▸ **Dataset content**:
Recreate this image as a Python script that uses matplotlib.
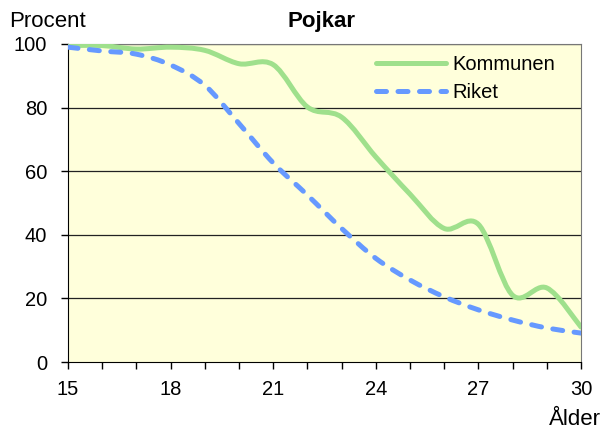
import numpy as np
import matplotlib
matplotlib.use('Agg')
import matplotlib.pyplot as plt
from matplotlib.path import Path
from matplotlib.patches import PathPatch
from matplotlib.lines import Line2D

plt.rcParams['font.family'] = ['Liberation Sans', 'DejaVu Sans']

# Data
ages = [15, 16, 17, 18, 19, 20, 21, 22, 23, 24, 25, 26, 27, 28, 29, 30]
kommunen = [99.5, 99.5, 98.4, 99, 98, 93.8, 93.5, 80.2, 77, 64.5, 52.8, 42, 43.3, 21, 23.3, 11]
riket = [99, 97.8, 96.8, 93.4, 87, 75, 62.6, 52.5, 42, 32.6, 25.8, 20.5, 16.4, 13.2, 10.7, 9.1]
xticks = [15, 18, 21, 24, 27, 30]
yticks = [0, 20, 40, 60, 80, 100]

green = '#9FE08C'
blue = '#6699FF'
fs = 14.5
lw = 3.6
dash = (0, (2.0, 2.3))


def smooth_path(x, y):
    # Excel-like smoothed line: cubic bezier through the points
    x = np.asarray(x, float)
    y = np.asarray(y, float)
    verts = [(x[0], y[0])]
    codes = [Path.MOVETO]
    n = len(x)
    for i in range(n - 1):
        i0 = max(i - 1, 0)
        i3 = min(i + 2, n - 1)
        c1 = (x[i] + (x[i + 1] - x[i0]) / 6, y[i] + (y[i + 1] - y[i0]) / 6)
        c2 = (x[i + 1] - (x[i3] - x[i]) / 6, y[i + 1] - (y[i3] - y[i]) / 6)
        verts += [c1, c2, (x[i + 1], y[i + 1])]
        codes += [Path.CURVE4] * 3
    return Path(verts, codes)


fig = plt.figure(figsize=(6.05, 4.3), dpi=100)
ax = fig.add_axes([0.1124, 0.1581, 0.8479, 0.7396])
ax.set_facecolor('#FFFFDB')

ax.set_xlim(15, 30)
ax.set_ylim(0, 100)
ax.set_xticks(xticks)
ax.set_xticks(ages, minor=True)
ax.set_yticks(yticks)
ax.tick_params(axis='both', which='both', direction='out', length=5, width=1,
               labelsize=fs, colors='black')
ax.tick_params(axis='x', pad=8)
ax.tick_params(axis='y', pad=10)

for v in yticks[1:]:
    ax.axhline(v, color='#222222', lw=0.9, zorder=1)

for s in ['top', 'right']:
    ax.spines[s].set_color('#777777')
for s in ['left', 'bottom']:
    ax.spines[s].set_color('black')

p1 = PathPatch(smooth_path(ages, kommunen), fill=False, edgecolor=green,
               lw=lw, capstyle='round', joinstyle='round', zorder=3)
ax.add_patch(p1)
p2 = PathPatch(smooth_path(ages, riket), fill=False, edgecolor=blue,
               lw=lw, linestyle=dash, capstyle='round',
               joinstyle='round', zorder=4)
ax.add_patch(p2)

h1 = Line2D([], [], color=green, lw=lw, solid_capstyle='round')
h2 = Line2D([], [], color=blue, lw=lw, linestyle=dash,
            dash_capstyle='round')
ax.legend([h1, h2], ['Kommunen', 'Riket'], loc='upper right', frameon=False,
          fontsize=fs, handlelength=3.5, handletextpad=0.3,
          borderaxespad=0, labelspacing=0.45, bbox_to_anchor=(0.965, 0.99))

fig.text(0.531, 0.951, 'Pojkar', ha='center', va='center', fontsize=16,
         fontweight='bold')
fig.text(0.079, 0.949, 'Procent', ha='center', va='center', fontsize=16)
fig.text(0.950, 0.024, 'Ålder', ha='center', va='center', fontsize=16)

fig.savefig('out.png', dpi=100)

▸ **Aim of the task**: Exactly as written, return every line of the listing, but not the pictures.

▸ **Result below**:
Recreate this image as a Python script that uses matplotlib.
import numpy as np
import matplotlib
matplotlib.use('Agg')
import matplotlib.pyplot as plt
from matplotlib.path import Path
from matplotlib.patches import PathPatch
from matplotlib.lines import Line2D

plt.rcParams['font.family'] = ['Liberation Sans', 'DejaVu Sans']

# Data
ages = [15, 16, 17, 18, 19, 20, 21, 22, 23, 24, 25, 26, 27, 28, 29, 30]
kommunen = [99.5, 99.5, 98.4, 99, 98, 93.8, 93.5, 80.2, 77, 64.5, 52.8, 42, 43.3, 21, 23.3, 11]
riket = [99, 97.8, 96.8, 93.4, 87, 75, 62.6, 52.5, 42, 32.6, 25.8, 20.5, 16.4, 13.2, 10.7, 9.1]
xticks = [15, 18, 21, 24, 27, 30]
yticks = [0, 20, 40, 60, 80, 100]

green = '#9FE08C'
blue = '#6699FF'
fs = 14.5
lw = 3.6
dash = (0, (2.0, 2.3))


def smooth_path(x, y):
    # Excel-like smoothed line: cubic bezier through the points
    x = np.asarray(x, float)
    y = np.asarray(y, float)
    verts = [(x[0], y[0])]
    codes = [Path.MOVETO]
    n = len(x)
    for i in range(n - 1):
        i0 = max(i - 1, 0)
        i3 = min(i + 2, n - 1)
        c1 = (x[i] + (x[i + 1] - x[i0]) / 6, y[i] + (y[i + 1] - y[i0]) / 6)
        c2 = (x[i + 1] - (x[i3] - x[i]) / 6, y[i + 1] - (y[i3] - y[i]) / 6)
        verts += [c1, c2, (x[i + 1], y[i + 1])]
        codes += [Path.CURVE4] * 3
    return Path(verts, codes)


fig = plt.figure(figsize=(6.05, 4.3), dpi=100)
ax = fig.add_axes([0.1124, 0.1581, 0.8479, 0.7396])
ax.set_facecolor('#FFFFDB')

ax.set_xlim(15, 30)
ax.set_ylim(0, 100)
ax.set_xticks(xticks)
ax.set_xticks(ages, minor=True)
ax.set_yticks(yticks)
ax.tick_params(axis='both', which='both', direction='out', length=5, width=1,
               labelsize=fs, colors='black')
ax.tick_params(axis='x', pad=8)
ax.tick_params(axis='y', pad=10)

for v in yticks[1:]:
    ax.axhline(v, color='#222222', lw=0.9, zorder=1)

for s in ['top', 'right']:
    ax.spines[s].set_color('#777777')
for s in ['left', 'bottom']:
    ax.spines[s].set_color('black')

p1 = PathPatch(smooth_path(ages, kommunen), fill=False, edgecolor=green,
               lw=lw, capstyle='round', joinstyle='round', zorder=3)
ax.add_patch(p1)
p2 = PathPatch(smooth_path(ages, riket), fill=False, edgecolor=blue,
               lw=lw, linestyle=dash, capstyle='round',
               joinstyle='round', zorder=4)
ax.add_patch(p2)

h1 = Line2D([], [], color=green, lw=lw, solid_capstyle='round')
h2 = Line2D([], [], color=blue, lw=lw, linestyle=dash,
            dash_capstyle='round')
ax.legend([h1, h2], ['Kommunen', 'Riket'], loc='upper right', frameon=False,
          fontsize=fs, handlelength=3.5, handletextpad=0.3,
          borderaxespad=0, labelspacing=0.45, bbox_to_anchor=(0.965, 0.99))

fig.text(0.531, 0.951, 'Pojkar', ha='center', va='center', fontsize=16,
         fontweight='bold')
fig.text(0.079, 0.949, 'Procent', ha='center', va='center', fontsize=16)
fig.text(0.950, 0.024, 'Ålder', ha='center', va='center', fontsize=16)

fig.savefig('out.png', dpi=100)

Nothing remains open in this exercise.